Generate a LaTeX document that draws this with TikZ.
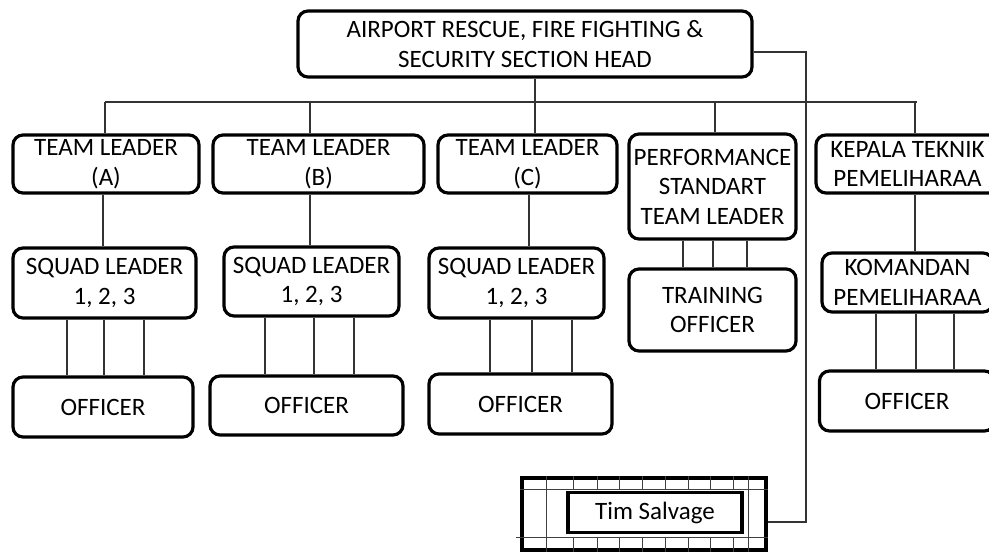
\documentclass[tikz,border=0pt]{standalone}
\usepackage{fontspec}
\setmainfont{Carlito}
\usetikzlibrary{positioning}

\begin{document}
\begin{tikzpicture}[x=1pt, y=-1pt,
    box/.style={draw, line width=3.2pt, rounded corners=10pt, align=center, inner sep=0pt,
        font=\fontsize{25}{29.5}\selectfont},
    link/.style={line width=1.2pt, black!80},
    grid/.style={line width=1pt, black!75}]
    \useasboundingbox (0,0) rectangle (989,552);
    \clip (0,0) rectangle (989,552);

    \node[box, minimum width=454pt, minimum height=66pt] (head) at (525,44) {AIRPORT RESCUE, FIRE FIGHTING \&\\SECURITY SECTION HEAD};

    \node[box, minimum width=186pt, minimum height=58pt] (tl_A) at (106,164) {TEAM LEADER\\(A)};
    \node[box, minimum width=211pt, minimum height=58pt] (tl_B) at (318.5,164) {TEAM LEADER\\(B)};
    \node[box, minimum width=179pt, minimum height=58pt] (tl_C) at (527.5,164) {TEAM LEADER\\(C)};
    \node[box, minimum width=167pt, minimum height=105pt] (perf) at (712.5,186.5) {PERFORMANCE\\STANDART\\TEAM LEADER};
    \node[box, minimum width=183pt, minimum height=58pt] (kep) at (907.5,164) {KEPALA TEKNIK\\PEMELIHARAA};

    \node[box, minimum width=183pt, minimum height=70pt] (sl_A) at (104.5,283) {SQUAD LEADER\\1, 2, 3};
    \node[box, minimum width=175pt, minimum height=69pt] (sl_B) at (311.5,281.5) {SQUAD LEADER\\1, 2, 3};
    \node[box, minimum width=175pt, minimum height=70pt] (sl_C) at (516.5,283) {SQUAD LEADER\\1, 2, 3};
    \node[box, minimum width=167pt, minimum height=82pt] (train) at (712.5,310) {TRAINING\\OFFICER};
    \node[box, minimum width=171pt, minimum height=59pt] (kom) at (907.5,282.5) {KOMANDAN\\PEMELIHARAA};

    \node[box, minimum width=180pt, minimum height=60pt] (off_A) at (103,407) {OFFICER};
    \node[box, minimum width=193pt, minimum height=59pt] (off_B) at (306.5,405.5) {OFFICER};
    \node[box, minimum width=183pt, minimum height=60pt] (off_C) at (520.5,404) {OFFICER};
    \node[box, minimum width=175pt, minimum height=60pt] (off_K) at (907,401) {OFFICER};

    % salvage team block
    \node[draw, line width=3.2pt, minimum width=244pt, minimum height=72pt] (tim_box) at (644,514) {};
    \draw[grid] (tim_box.west |- 0,489) -- (tim_box.east |- 0,489);
    \draw[grid] ([xshift=-4pt]tim_box.west |- 0,537) -- (tim_box.east |- 0,537);
    \foreach \x in {573,597,619,642,665,688,710,733} {
        \draw[grid] (\x,0 |- tim_box.north) -- (\x,489);
        \draw[grid] (\x,537) -- (\x,0 |- tim_box.south);
    }
    \foreach \x in {546,748}
        \draw[grid] (\x,0 |- tim_box.north) -- (\x,0 |- tim_box.south);
    \node[draw, fill=white, line width=3.2pt, minimum width=174pt, minimum height=40pt,
        font=\fontsize{25}{29.5}\selectfont] (tim) at (655,512.5) {Tim Salvage};

    % connectors
    \coordinate (bus) at (535,102);
    \coordinate (salv) at (806,522);
    \draw[link] (head.south -| bus) -- (bus);
    \draw[link] (105,0 |- bus) -- (917,0 |- bus);
    \foreach \n/\x in {tl_A/105, tl_B/310, tl_C/535, perf/715, kep/915}
        \draw[link] (\x,0 |- bus) -- (\x,0 |- \n.north);
    \foreach \a/\b/\x in {tl_A/sl_A/103, tl_B/sl_B/310, tl_C/sl_C/529, kep/kom/915}
        \draw[link] (\x,0 |- \a.south) -- (\x,0 |- \b.north);
    \foreach \a/\b/\xs in {sl_A/off_A/{67,104,144}, sl_B/off_B/{265,314,354},
                           sl_C/off_C/{490,532,572}, perf/train/{683,713,747},
                           kom/off_K/{876,916,954}}
        \foreach \x in \xs
            \draw[link] (\x,0 |- \a.south) -- (\x,0 |- \b.north);
    \draw[link] ([yshift=-8pt]head.east) -| (salv) -- (salv -| tim_box.east);

\end{tikzpicture}
\end{document}
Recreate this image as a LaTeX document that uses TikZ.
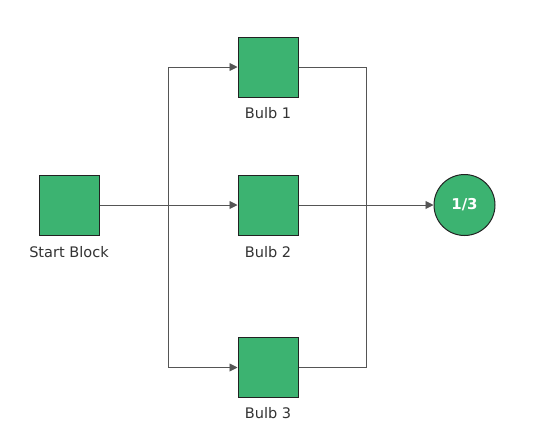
\documentclass[tikz,border=0pt]{standalone}
\usepackage{fontspec}
\setmainfont{DejaVu Sans}
\usetikzlibrary{arrows.meta}
\definecolor{boxgreen}{HTML}{3CB371}
\definecolor{boxedge}{HTML}{222222}
\definecolor{wire}{HTML}{555555}
\definecolor{labeltext}{HTML}{333333}
\begin{document}
\begin{tikzpicture}[x=1bp,y=-1bp,
  block/.style={draw=boxedge, line width=1bp, fill=boxgreen, minimum width=60bp, minimum height=60bp, inner sep=0pt},
  result/.style={circle, draw=boxedge, line width=1bp, fill=boxgreen, minimum size=61bp, inner sep=0pt, text=white, font=\fontsize{15}{17}\selectfont\bfseries},
  lbl/.style={text=labeltext, font=\fontsize{14.6}{17}\selectfont, inner sep=0pt},
  wireline/.style={draw=wire, line width=0.9bp},
  arr/.style={wireline, -{Triangle[length=8bp,width=8bp]}}
]
\useasboundingbox (0,0) rectangle (544,427);
\node[block] (start) at (69,205) {};
\node[block] (b1) at (268,67) {};
\node[block] (b2) at (268,205) {};
\node[block] (b3) at (268,367.5) {};
\node[result] (out) at (464.5,205) {1/3};
\node[lbl] (lstart) at (69,252) {Start Block};
\node[lbl] (l1) at (268,113) {Bulb 1};
\node[lbl] (l2) at (268,252) {Bulb 2};
\node[lbl] (l3) at (268,413) {Bulb 3};
\coordinate (split) at (168,205);
\coordinate (join) at (366,205);
\draw[arr] (start.east) -- (b2.west);
\draw[arr] (split) |- (b1.west);
\draw[arr] (split) |- (b3.west);
\draw[wireline] (b1.east) -| (join);
\draw[wireline] (b3.east) -| (join);
\draw[arr] (b2.east) -- (out.west);
\end{tikzpicture}
\end{document}
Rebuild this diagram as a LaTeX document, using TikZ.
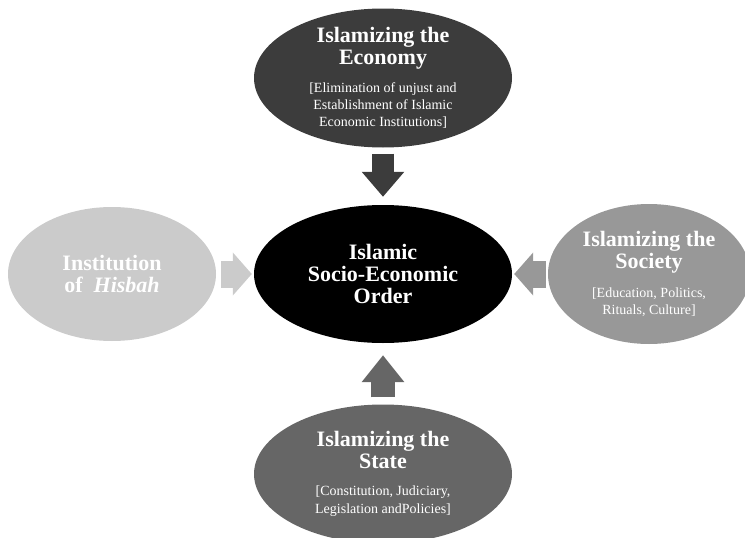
\documentclass[tikz,border=0pt]{standalone}
\usepackage{fontspec}
\setmainfont{Liberation Serif}
\usetikzlibrary{shapes.geometric,arrows.meta}

\definecolor{econgray}{HTML}{3C3C3C}
\definecolor{stategray}{HTML}{666666}
\definecolor{societygray}{HTML}{989898}
\definecolor{hisbahgray}{HTML}{CBCBCB}

\newcommand{\subline}[1]{{\fontsize{14}{17}\selectfont\mdseries #1}}

\tikzset{
  blob/.style={ellipse, inner sep=0pt, align=center, text=white,
    font=\fontsize{22}{22}\selectfont\bfseries},
  vbar/.style={draw=#1, line width=22pt, -{Triangle[length=25pt,width=41pt]}},
  hbar/.style={draw=#1, line width=27pt, -{Triangle[length=19pt,width=42pt]}},
}

\begin{document}
\begin{tikzpicture}[x=1pt,y=-1pt]
\useasboundingbox (0,0) rectangle (745,538);
%\draw[help lines,step=50] (0,0) grid (745,538);

\node[blob, fill=black, minimum width=258pt, minimum height=138pt] (order) at (383,274)
  {Islamic\\Socio-Economic\\Order};

\node[blob, fill=econgray, inner ysep=-5pt, minimum width=258pt, minimum height=139pt] (economy) at (383,78)
  {Islamizing the\\Economy\\[6pt]\subline{[Elimination of unjust and}\\[-5pt]\subline{Establishment of Islamic}\\[-5pt]\subline{Economic Institutions]}};

\node[blob, fill=hisbahgray, minimum width=208pt, minimum height=134pt] (hisbah) at (112,274)
  {Institution\\of~ \textit{Hisbah}};

\node[blob, fill=societygray, minimum width=202pt, minimum height=140pt] (society) at (649,274)
  {Islamizing the\\Society\\[7pt]\subline{[Education, Politics,}\\[-5pt]\subline{Rituals, Culture]}};

\node[blob, fill=stategray, minimum width=258pt, minimum height=139pt] (state) at (383,474)
  {Islamizing the\\State\\[5pt]\subline{[Constitution, Judiciary,}\\[-4pt]\subline{Legislation andPolicies]}};

% block arrows into the centre
\draw[vbar=econgray, shorten <=6pt, shorten >=8pt] (economy) -- (order);
\draw[vbar=stategray, line width=24pt, -{Triangle[length=27pt,width=41pt]},
  shorten <=7pt, shorten >=12pt] (state) -- (order);
\draw[hbar=hisbahgray, shorten <=5pt, shorten >=2pt] (hisbah) -- (order);
\draw[hbar=societygray, shorten <=2pt, shorten >=2pt] (society) -- (order);
\end{tikzpicture}
\end{document}
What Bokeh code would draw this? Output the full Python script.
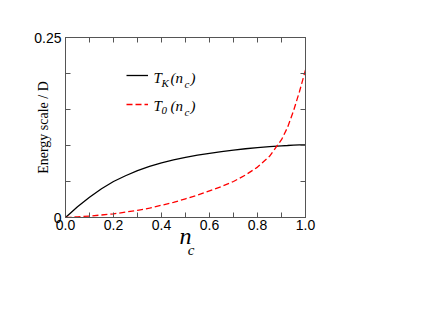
from bokeh.plotting import figure
from bokeh.models import (Range1d, LinearAxis, FixedTicker, PrintfTickFormatter,
                          CustomJSTickFormatter, Label, Legend, LegendItem)
from bokeh.embed import file_html
from bokeh.resources import INLINE

# ---- data ----
nc = [0.0, 0.02, 0.05, 0.1, 0.15, 0.2, 0.25, 0.3, 0.35, 0.4, 0.45, 0.5, 0.55,
      0.6, 0.65, 0.7, 0.75, 0.8, 0.85, 0.9, 0.925, 0.95, 0.975, 1.0]
t_kondo = [0.0, 0.006, 0.015, 0.028, 0.040, 0.050, 0.058, 0.065, 0.071, 0.076,
           0.080, 0.0835, 0.0865, 0.089, 0.0915, 0.0937, 0.0955, 0.097, 0.0985,
           0.0996, 0.1, 0.1005, 0.1008, 0.101]
t_zero = [0.0, 0.0003, 0.001, 0.002, 0.0035, 0.005, 0.0075, 0.010, 0.013, 0.017,
          0.021, 0.026, 0.031, 0.037, 0.043, 0.050, 0.059, 0.070, 0.085, 0.108,
          0.125, 0.148, 0.175, 0.205]
x_major = [0.0, 0.2, 0.4, 0.6, 0.8, 1.0]
x_minor = [0.1, 0.3, 0.5, 0.7, 0.9]
y_major = [0.0, 0.25]
y_minor = [0.05, 0.10, 0.15, 0.20]
x_title = "n"
x_title_sub = "\u00a0\u00a0\u00a0c"
y_title = "Energy scale / D"

AX = "#555555"
SANS = "Liberation Sans"
SERIF = "Liberation Serif"

p = figure(width=408, height=308, output_backend="svg", toolbar_location=None,
           x_range=Range1d(0, 1), y_range=Range1d(0, 0.25),
           x_axis_type=None, y_axis_type=None,
           min_border_left=65, min_border_right=103,
           min_border_top=37, min_border_bottom=91)
p.xgrid.visible = False
p.ygrid.visible = False
p.outline_line_color = AX
p.background_fill_color = "white"
p.border_fill_color = "white"


def style(ax, labels):
    ax.axis_line_color = AX
    ax.major_tick_line_color = AX
    ax.minor_tick_line_color = AX
    ax.major_tick_in = 5
    ax.major_tick_out = 0
    ax.minor_tick_in = 5
    ax.minor_tick_out = 0
    ax.major_label_text_font = SANS
    ax.major_label_text_font_size = "14px"
    ax.major_label_text_color = "black"
    ax.axis_label_text_font = SERIF
    ax.axis_label_text_color = "black"
    if not labels:
        ax.major_label_text_font_size = "0px"
        ax.major_label_text_alpha = 0


xt = FixedTicker(ticks=x_major, minor_ticks=x_minor)
yt = FixedTicker(ticks=y_major, minor_ticks=y_minor)

xb = LinearAxis(ticker=xt, formatter=PrintfTickFormatter(format="%.1f"))
style(xb, True)
xb.major_label_standoff = 2
xb.axis_label = x_title
xb.axis_label_text_font_size = "24px"
xb.axis_label_text_font_style = "italic"
xb.axis_label_standoff = -10
p.add_layout(xb, "below")

# second, bare axis below that only carries the subscript of the x title
xs = LinearAxis(ticker=FixedTicker(ticks=[]))
xs.axis_line_alpha = 0
xs.major_tick_line_alpha = 0
xs.minor_tick_line_alpha = 0
xs.major_label_text_font_size = "0px"
xs.axis_label = x_title_sub
xs.axis_label_text_font = SERIF
xs.axis_label_text_font_size = "15px"
xs.axis_label_text_font_style = "italic"
xs.axis_label_text_color = "black"
xs.axis_label_standoff = -10
p.add_layout(xs, "below")

xa = LinearAxis(ticker=xt)
style(xa, False)
p.add_layout(xa, "above")

yl = LinearAxis(ticker=yt, formatter=CustomJSTickFormatter(
    code="return tick == 0 ? '0' : tick.toFixed(2);"))
style(yl, True)
yl.major_label_standoff = 4
yl.axis_label = y_title
yl.axis_label_text_font_size = "14px"
yl.axis_label_text_font_style = "normal"
yl.axis_label_standoff = -20
p.add_layout(yl, "left")

yr = LinearAxis(ticker=yt)
style(yr, False)
p.add_layout(yr, "right")

rk = p.line(nc, t_kondo, line_color="black", line_width=1.3)
r0 = p.line(nc, t_zero, line_color="red", line_width=1.3, line_dash="6 3")

legend = Legend(items=[LegendItem(label=" ", renderers=[rk]),
                       LegendItem(label=" ", renderers=[r0])],
                location=(61, 103), orientation="vertical",
                glyph_width=22, glyph_height=20, label_height=20,
                label_width=1, spacing=9, padding=0, margin=0,
                border_line_alpha=0, background_fill_alpha=0,
                label_text_font_size="14px")
p.add_layout(legend, "center")


def lab(text, x, y, size):
    # x, y: pixel position on the canvas (top-left origin)
    p.add_layout(Label(x=x, y=y, x_units="canvas", y_units="canvas",
                       text=text, text_font=SERIF,
                       text_font_size=size, text_font_style="italic",
                       text_color="black", text_align="left",
                       text_baseline="alphabetic"))


# legend texts T_K(n_c), T_0(n_c)
for base, sub in ((77, "K"), (105, "0")):
    lab("T", 153, base, "15px")
    lab(sub, 161, base + 5, "11px")
    lab("(n", 170, base, "15px")
    lab("c", 184, base + 6, "11px")
    lab(")", 190, base, "15px")

open("out.html", "w").write(file_html(p, INLINE))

◆ **Instructions to follow**
Without the pictures, copy the entries from their first line through the line containing "width=183pt, minimum height=58pt]", and only those lines.

◆ **Output**
Generate a LaTeX document that draws this with TikZ.
\documentclass[tikz,border=0pt]{standalone}
\usepackage{fontspec}
\setmainfont{Carlito}
\usetikzlibrary{positioning}

\begin{document}
\begin{tikzpicture}[x=1pt, y=-1pt,
    box/.style={draw, line width=3.2pt, rounded corners=10pt, align=center, inner sep=0pt,
        font=\fontsize{25}{29.5}\selectfont},
    link/.style={line width=1.2pt, black!80},
    grid/.style={line width=1pt, black!75}]
    \useasboundingbox (0,0) rectangle (989,552);
    \clip (0,0) rectangle (989,552);

    \node[box, minimum width=454pt, minimum height=66pt] (head) at (525,44) {AIRPORT RESCUE, FIRE FIGHTING \&\\SECURITY SECTION HEAD};

    \node[box, minimum width=186pt, minimum height=58pt] (tl_A) at (106,164) {TEAM LEADER\\(A)};
    \node[box, minimum width=211pt, minimum height=58pt] (tl_B) at (318.5,164) {TEAM LEADER\\(B)};
    \node[box, minimum width=179pt, minimum height=58pt] (tl_C) at (527.5,164) {TEAM LEADER\\(C)};
    \node[box, minimum width=167pt, minimum height=105pt] (perf) at (712.5,186.5) {PERFORMANCE\\STANDART\\TEAM LEADER};
    \node[box, minimum width=183pt, minimum height=58pt] (kep) at (907.5,164) {KEPALA TEKNIK\\PEMELIHARAA};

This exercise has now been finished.